§ **Work to do**
With pictures left out, retype the lines from the start of the records through the one that contains "var xTicks = [0, 100, 200, 300, 400, 500, 600];".
----
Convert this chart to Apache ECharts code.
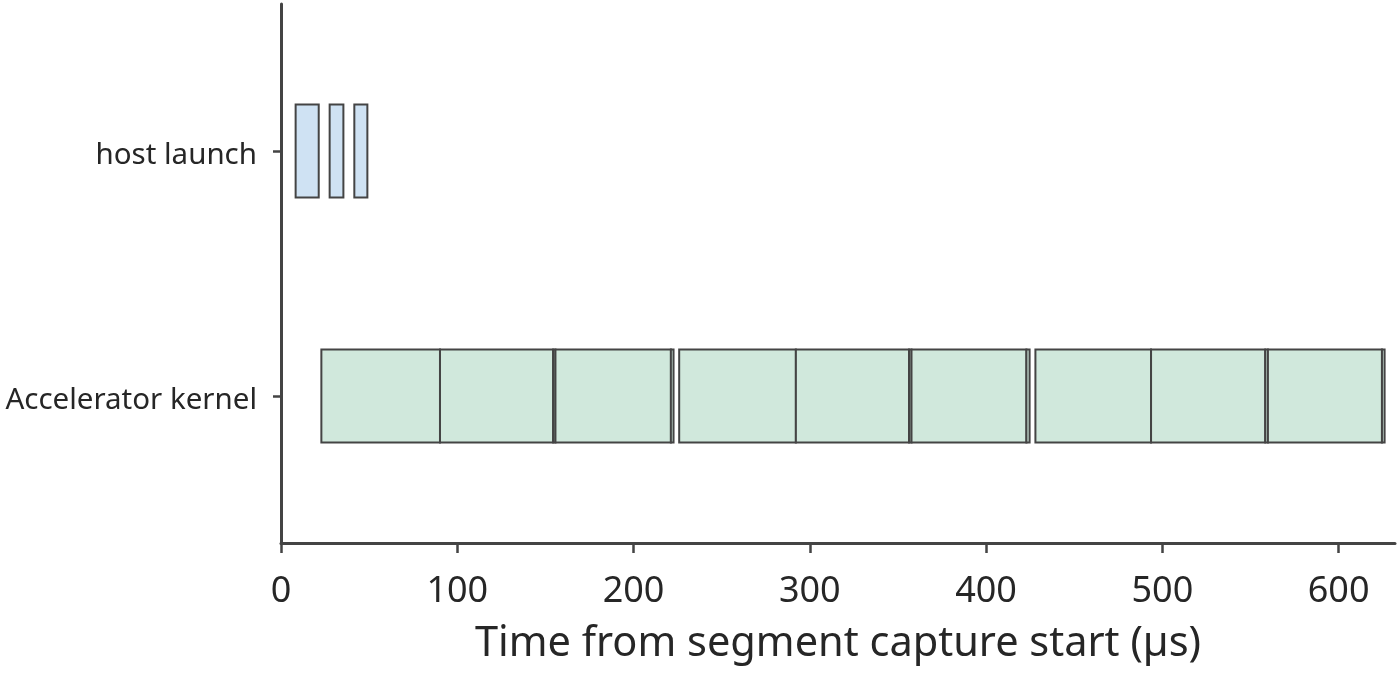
<!DOCTYPE html>
<html>
<head>
<meta charset="utf-8">
<script src="https://cdn.jsdelivr.net/npm/echarts@6/dist/echarts.min.js"></script>
<style>
  html, body { margin: 0; padding: 0; background: #fff; }
  #chart1 { width: 1400px; height: 675px; }
</style>
</head>
<body>
<div id="chart1"></div>
<script>
// lanes, bottom to top
var lanes = ['Accelerator kernel', 'host launch'];
var xTicks = [0, 100, 200, 300, 400, 500, 600];

// host launch spans (µs)
var hostStart = [8.3, 27.6, 41.6];
var hostEnd = [21.4, 35.4, 49.0];

// accelerator kernel spans (µs)
var kernelStart = [22.9, 90.2, 154.4, 155.7, 221.2, 225.9, 292.1, 356.3, 357.7, 422.9, 428.0, 493.6, 558.4, 559.9, 624.6];
var kernelEnd = [90.2, 154.4, 155.7, 221.2, 222.7, 292.1, 356.3, 357.7, 422.9, 424.7, 493.6, 558.4, 559.9, 624.6, 626.1];

var laneColor = ['#d0e8dc', '#cfe2f3'];

function buildData(starts, ends, lane) {
	var out = [];
	for (var i = 0; i < starts.length; i++) {
		out.push([starts[i], ends[i], lane]);
	}
	return out;
}

function spanItem(params, api) {
	var lane = api.value(2);
	var p1 = api.coord([api.value(0), lane + 0.19]);
	var p2 = api.coord([api.value(1), lane - 0.19]);
	return {
		type: 'rect',
		shape: { x: p1[0], y: p1[1], width: p2[0] - p1[0], height: p2[1] - p1[1] },
		style: { fill: laneColor[lane], stroke: '#444444', lineWidth: 2 }
	};
}

function chart1() {
	var myChart = echarts.init(document.getElementById('chart1'));
	var option = {
		animation: false,
		grid: { left: 281, right: 5, top: 4, bottom: 132 },
		xAxis: {
			type: 'value',
			min: 0,
			max: 632,
			name: 'Time from segment capture start (µs)',
			nameLocation: 'middle',
			nameGap: 80,
			nameTextStyle: { fontFamily: 'Noto Sans', fontSize: 41.5, color: '#262626' },
			axisLine: { show: true, onZero: false, lineStyle: { color: '#444444', width: 3 } },
			axisTick: { show: true, length: 10, customValues: xTicks, lineStyle: { color: '#444444', width: 2.5 } },
			axisLabel: { customValues: xTicks, margin: 31, fontFamily: 'Noto Sans', fontSize: 36, color: '#262626' },
			splitLine: { show: false }
		},
		yAxis: {
			type: 'value',
			min: -0.6,
			max: 1.6,
			axisLine: { show: true, onZero: false, lineStyle: { color: '#444444', width: 3 } },
			axisTick: { show: true, length: 8, customValues: [0, 1], lineStyle: { color: '#444444', width: 2.5 } },
			axisLabel: {
				customValues: [0, 1],
				margin: 24,
				fontFamily: 'Noto Sans',
				fontSize: 29.5,
				color: '#262626',
				verticalAlign: 'top',
				lineHeight: 10,
				formatter: function (v) { return lanes[Math.round(v)]; }
			},
			splitLine: { show: false }
		},
		series: [
			{
				name: 'host launch',
				type: 'custom',
				renderItem: spanItem,
				encode: { x: [0, 1], y: 2 },
				data: buildData(hostStart, hostEnd, 1)
			},
			{
				name: 'Accelerator kernel',
				type: 'custom',
				renderItem: spanItem,
				encode: { x: [0, 1], y: 2 },
				data: buildData(kernelStart, kernelEnd, 0)
			}
		]
	};
	myChart.setOption(option);
	window.addEventListener("resize", function () {
		myChart.resize();
	});
}

chart1();
</script>
</body>
</html>
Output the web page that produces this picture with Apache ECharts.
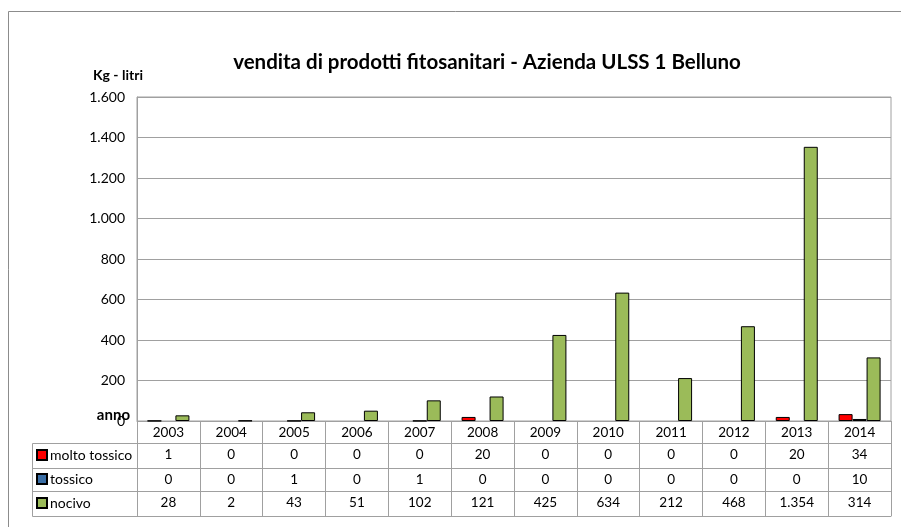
<!DOCTYPE html>
<html>
<head>
<meta charset="utf-8">
<script src="https://cdn.jsdelivr.net/npm/echarts@6/dist/echarts.min.js"></script>
<style>
html,body{margin:0;padding:0;background:#fff;}
#c{width:901px;height:527px;}
</style>
</head>
<body>
<div id="c"></div>
<script>
var years = ['2003','2004','2005','2006','2007','2008','2009','2010','2011','2012','2013','2014'];
var moltoTossico = [1,0,0,0,0,20,0,0,0,0,20,34];
var tossico = [0,0,1,0,1,0,0,0,0,0,0,10];
var nocivo = [28,2,43,51,102,121,425,634,212,468,1354,314];
var seriesNames = ['molto tossico','tossico','nocivo'];
var yTicks = {min:0, max:1600, interval:200};

var FONT = 'Lato';
function fmt(v){ return String(v).replace(/\B(?=(\d{3})+(?!\d))/g,'.'); }
function barData(arr){ return arr.map(function(v){ return v===0 ? {value:v, itemStyle:{borderWidth:0}} : v; }); }

var gridCol = '#a0a0a0';
function rowAxis(data, offset, len, show){
  return {
    type:'category', data:data, gridIndex:0, position:'bottom', offset:offset,
    axisLine:{show:true, lineStyle:{color:gridCol, width:1}},
    axisTick:{show:show, interval:0, length:len, lineStyle:{color:gridCol, width:1}},
    axisLabel:{show:show, interval:0, margin:5, color:'#000', fontFamily:FONT, fontSize:13.5},
    splitLine:{show:false}
  };
}

var chart = echarts.init(document.getElementById('c'), null, {renderer:'canvas'});
var xAxes = [
  rowAxis(years, 0, 22, true),
  rowAxis(moltoTossico.map(fmt), 22, 25, true),
  rowAxis(tossico.map(fmt), 47, 23, true),
  rowAxis(nocivo.map(fmt), 70, 25, true),
  rowAxis(years, 95, 0, false)
];
xAxes[0].name = 'anno';
xAxes[0].nameLocation = 'start';
xAxes[0].nameGap = 7;
xAxes[0].nameMoveOverlap = false;
xAxes[0].nameTextStyle = {fontFamily:FONT, fontSize:15, fontWeight:'bold', color:'#000', verticalAlign:'bottom', lineHeight:11};

var option = {
  animation:false,
  backgroundColor:'#fff',
  title:{
    text:'vendita di prodotti fitosanitari - Azienda ULSS 1 Belluno',
    left:482, textAlign:'center', top:47,
    textStyle:{fontFamily:FONT, fontSize:20.5, fontWeight:'bold', color:'#000'}
  },
  grid:{left:137, right:10, top:97, bottom:106, show:true, borderColor:gridCol, borderWidth:1, containLabel:false},
  legend:{
    orient:'vertical', left:36, top:448, padding:0, itemGap:10,
    itemWidth:10, itemHeight:10, icon:'rect',
    textStyle:{fontFamily:FONT, fontSize:14, color:'#000', lineHeight:14, padding:[0,0,0,-2]},
    data:seriesNames
  },
  xAxis:xAxes,
  yAxis:{
    type:'value', min:yTicks.min, max:yTicks.max, interval:yTicks.interval,
    name:'Kg - litri', nameLocation:'end', nameGap:15,
    nameTextStyle:{fontFamily:FONT, fontSize:14, fontWeight:'bold', color:'#000', padding:[0,38,0,0]},
    axisLine:{show:true, lineStyle:{color:gridCol}},
    axisTick:{show:false},
    axisLabel:{margin:12, color:'#000', fontFamily:FONT, fontSize:14, formatter:function(v){return fmt(v);}},
    splitLine:{show:true, lineStyle:{color:gridCol, width:1}}
  },
  series:[
    {name:seriesNames[0], type:'bar', data:barData(moltoTossico), barWidth:14, barGap:'0%',
     itemStyle:{color:'#ff0000', borderColor:'#000', borderWidth:1}},
    {name:seriesNames[1], type:'bar', data:barData(tossico), barWidth:14, barGap:'0%',
     itemStyle:{color:'#3a6ea5', borderColor:'#000', borderWidth:1}},
    {name:seriesNames[2], type:'bar', data:barData(nocivo), barWidth:14, barGap:'0%',
     itemStyle:{color:'#9bbb59', borderColor:'#000', borderWidth:1}}
  ],
  graphic:[
    {type:'rect', shape:{x:8.5, y:11.5, width:900, height:530}, style:{fill:null, stroke:'#8c8c8c', lineWidth:1}, z:-10, silent:true},
    {type:'line', shape:{x1:32.5, y1:443.5, x2:137, y2:443.5}, style:{stroke:gridCol, lineWidth:1}},
    {type:'line', shape:{x1:32.5, y1:468.5, x2:137, y2:468.5}, style:{stroke:gridCol, lineWidth:1}},
    {type:'line', shape:{x1:32.5, y1:491.5, x2:137, y2:491.5}, style:{stroke:gridCol, lineWidth:1}},
    {type:'line', shape:{x1:32.5, y1:516.5, x2:137, y2:516.5}, style:{stroke:gridCol, lineWidth:1}},
    {type:'line', shape:{x1:32.5, y1:443.5, x2:32.5, y2:516.5}, style:{stroke:gridCol, lineWidth:1}}
  ]
};
chart.setOption(option);
</script>
</body>
</html>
----
§ **Problem solution**
Convert this chart to Apache ECharts code.
<!DOCTYPE html>
<html>
<head>
<meta charset="utf-8">
<script src="https://cdn.jsdelivr.net/npm/echarts@6/dist/echarts.min.js"></script>
<style>
  html, body { margin: 0; padding: 0; background: #fff; }
  #chart1 { width: 1400px; height: 675px; }
</style>
</head>
<body>
<div id="chart1"></div>
<script>
// lanes, bottom to top
var lanes = ['Accelerator kernel', 'host launch'];
var xTicks = [0, 100, 200, 300, 400, 500, 600];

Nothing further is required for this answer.